■ Exercise description
For the copy, please give all of the data again exactly and leave the pictures out.

■ Collected material
[START]
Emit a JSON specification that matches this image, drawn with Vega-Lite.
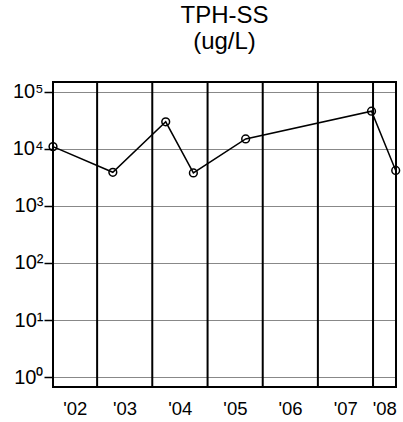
{
  "$schema": "https://vega.github.io/schema/vega-lite/v6.json",
  "autosize": "none",
  "width": 343,
  "height": 305,
  "padding": {"left": 53, "top": 82, "right": 7, "bottom": 35},
  "background": "white",
  "config": {
    "font": "Liberation Sans",
    "view": {"stroke": null}
  },
  "title": {
    "text": ["TPH-SS", "(ug/L)"],
    "fontSize": 24,
    "fontWeight": "normal",
    "color": "black",
    "lineHeight": 26,
    "anchor": "middle",
    "offset": 27
  },
  "datasets": {
    "samples": [
      {"date": "2002-03-15", "value": 11000},
      {"date": "2003-04-15", "value": 3900},
      {"date": "2004-03-30", "value": 30000},
      {"date": "2004-09-29", "value": 3800},
      {"date": "2005-09-10", "value": 15000},
      {"date": "2007-12-22", "value": 46000},
      {"date": "2008-05-30", "value": 4200}
    ],
    "yearStarts": [
      {"date": "2003-01-01"},
      {"date": "2004-01-01"},
      {"date": "2005-01-01"},
      {"date": "2006-01-01"},
      {"date": "2007-01-01"},
      {"date": "2008-01-01"}
    ],
    "plotFrame": [
      {"frame": "plot"}
    ]
  },
  "layer": [
    {
      "data": {"name": "yearStarts"},
      "mark": {"type": "rule", "color": "black", "strokeWidth": 2},
      "encoding": {
        "x": {"field": "date", "type": "temporal"}
      }
    },
    {
      "data": {"name": "samples"},
      "mark": {"type": "line", "color": "black", "strokeWidth": 1.5},
      "encoding": {
        "x": {
          "field": "date",
          "type": "temporal",
          "title": null,
          "scale": {
            "type": "utc",
            "domain": [
              {"year": 2002, "month": 3, "date": 15, "utc": true},
              {"year": 2008, "month": 6, "date": 1, "utc": true}
            ]
          },
          "axis": {
            "orient": "bottom",
            "values": [
              {"year": 2002, "month": 8, "date": 6, "utc": true},
              {"year": 2003, "month": 7, "date": 1, "utc": true},
              {"year": 2004, "month": 7, "date": 1, "utc": true},
              {"year": 2005, "month": 7, "date": 1, "utc": true},
              {"year": 2006, "month": 7, "date": 1, "utc": true},
              {"year": 2007, "month": 7, "date": 1, "utc": true},
              {"year": 2008, "month": 3, "date": 15, "utc": true}
            ],
            "labelExpr": "\"'\" + utcFormat(datum.value, '%y')",
            "ticks": false,
            "domain": false,
            "grid": false,
            "labelFontSize": 18.5,
            "labelColor": "black",
            "labelPadding": 12,
            "labelFlush": false,
            "labelOverlap": false
          }
        },
        "y": {
          "field": "value",
          "type": "quantitative",
          "title": null,
          "scale": {"type": "log", "domain": [0.668, 149600], "nice": false},
          "axis": {
            "orient": "left",
            "values": [1, 10, 100, 1000, 10000, 100000],
            "labelExpr": "'10' + ['⁰','¹','²','³','⁴','⁵'][round(log(datum.value) / LN10)]",
            "grid": true,
            "gridColor": "#888888",
            "gridWidth": 1,
            "domain": false,
            "tickColor": "black",
            "tickWidth": 1.5,
            "tickSize": 9,
            "labelFontSize": 20,
            "labelColor": "black",
            "labelPadding": 1,
            "labelFlush": false,
            "labelOverlap": false
          }
        }
      }
    },
    {
      "data": {"name": "samples"},
      "mark": {"type": "point", "shape": "circle", "filled": false, "color": "black", "strokeWidth": 1.5, "size": 60, "opacity": 1},
      "encoding": {
        "x": {"field": "date", "type": "temporal"},
        "y": {"field": "value", "type": "quantitative"}
      }
    },
    {
      "data": {"name": "plotFrame"},
      "mark": {"type": "rect", "fill": null, "fillOpacity": 0, "stroke": "black", "strokeWidth": 2},
      "encoding": {
        "x": {"value": 0},
        "x2": {"value": "width"},
        "y": {"value": 0},
        "y2": {"value": "height"}
      }
    }
  ]
}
[END]
■ Response
Emit a JSON specification that matches this image, drawn with Vega-Lite.
{
  "$schema": "https://vega.github.io/schema/vega-lite/v6.json",
  "autosize": "none",
  "width": 343,
  "height": 305,
  "padding": {"left": 53, "top": 82, "right": 7, "bottom": 35},
  "background": "white",
  "config": {
    "font": "Liberation Sans",
    "view": {"stroke": null}
  },
  "title": {
    "text": ["TPH-SS", "(ug/L)"],
    "fontSize": 24,
    "fontWeight": "normal",
    "color": "black",
    "lineHeight": 26,
    "anchor": "middle",
    "offset": 27
  },
  "datasets": {
    "samples": [
      {"date": "2002-03-15", "value": 11000},
      {"date": "2003-04-15", "value": 3900},
      {"date": "2004-03-30", "value": 30000},
      {"date": "2004-09-29", "value": 3800},
      {"date": "2005-09-10", "value": 15000},
      {"date": "2007-12-22", "value": 46000},
      {"date": "2008-05-30", "value": 4200}
    ],
    "yearStarts": [
      {"date": "2003-01-01"},
      {"date": "2004-01-01"},
      {"date": "2005-01-01"},
      {"date": "2006-01-01"},
      {"date": "2007-01-01"},
      {"date": "2008-01-01"}
    ],
    "plotFrame": [
      {"frame": "plot"}
    ]
  },
  "layer": [
    {
      "data": {"name": "yearStarts"},
      "mark": {"type": "rule", "color": "black", "strokeWidth": 2},
      "encoding": {
        "x": {"field": "date", "type": "temporal"}
      }
    },
    {
      "data": {"name": "samples"},
      "mark": {"type": "line", "color": "black", "strokeWidth": 1.5},
      "encoding": {
        "x": {
          "field": "date",
          "type": "temporal",
          "title": null,
          "scale": {
            "type": "utc",
            "domain": [
              {"year": 2002, "month": 3, "date": 15, "utc": true},
              {"year": 2008, "month": 6, "date": 1, "utc": true}
            ]
          },
          "axis": {
            "orient": "bottom",
            "values": [
              {"year": 2002, "month": 8, "date": 6, "utc": true},
              {"year": 2003, "month": 7, "date": 1, "utc": true},
              {"year": 2004, "month": 7, "date": 1, "utc": true},
              {"year": 2005, "month": 7, "date": 1, "utc": true},
              {"year": 2006, "month": 7, "date": 1, "utc": true},
              {"year": 2007, "month": 7, "date": 1, "utc": true},
              {"year": 2008, "month": 3, "date": 15, "utc": true}
            ],
            "labelExpr": "\"'\" + utcFormat(datum.value, '%y')",
            "ticks": false,
            "domain": false,
            "grid": false,
            "labelFontSize": 18.5,
            "labelColor": "black",
            "labelPadding": 12,
            "labelFlush": false,
            "labelOverlap": false
          }
        },
        "y": {
          "field": "value",
          "type": "quantitative",
          "title": null,
          "scale": {"type": "log", "domain": [0.668, 149600], "nice": false},
          "axis": {
            "orient": "left",
            "values": [1, 10, 100, 1000, 10000, 100000],
            "labelExpr": "'10' + ['⁰','¹','²','³','⁴','⁵'][round(log(datum.value) / LN10)]",
            "grid": true,
            "gridColor": "#888888",
            "gridWidth": 1,
            "domain": false,
            "tickColor": "black",
            "tickWidth": 1.5,
            "tickSize": 9,
            "labelFontSize": 20,
            "labelColor": "black",
            "labelPadding": 1,
            "labelFlush": false,
            "labelOverlap": false
          }
        }
      }
    },
    {
      "data": {"name": "samples"},
      "mark": {"type": "point", "shape": "circle", "filled": false, "color": "black", "strokeWidth": 1.5, "size": 60, "opacity": 1},
      "encoding": {
        "x": {"field": "date", "type": "temporal"},
        "y": {"field": "value", "type": "quantitative"}
      }
    },
    {
      "data": {"name": "plotFrame"},
      "mark": {"type": "rect", "fill": null, "fillOpacity": 0, "stroke": "black", "strokeWidth": 2},
      "encoding": {
        "x": {"value": 0},
        "x2": {"value": "width"},
        "y": {"value": 0},
        "y2": {"value": "height"}
      }
    }
  ]
}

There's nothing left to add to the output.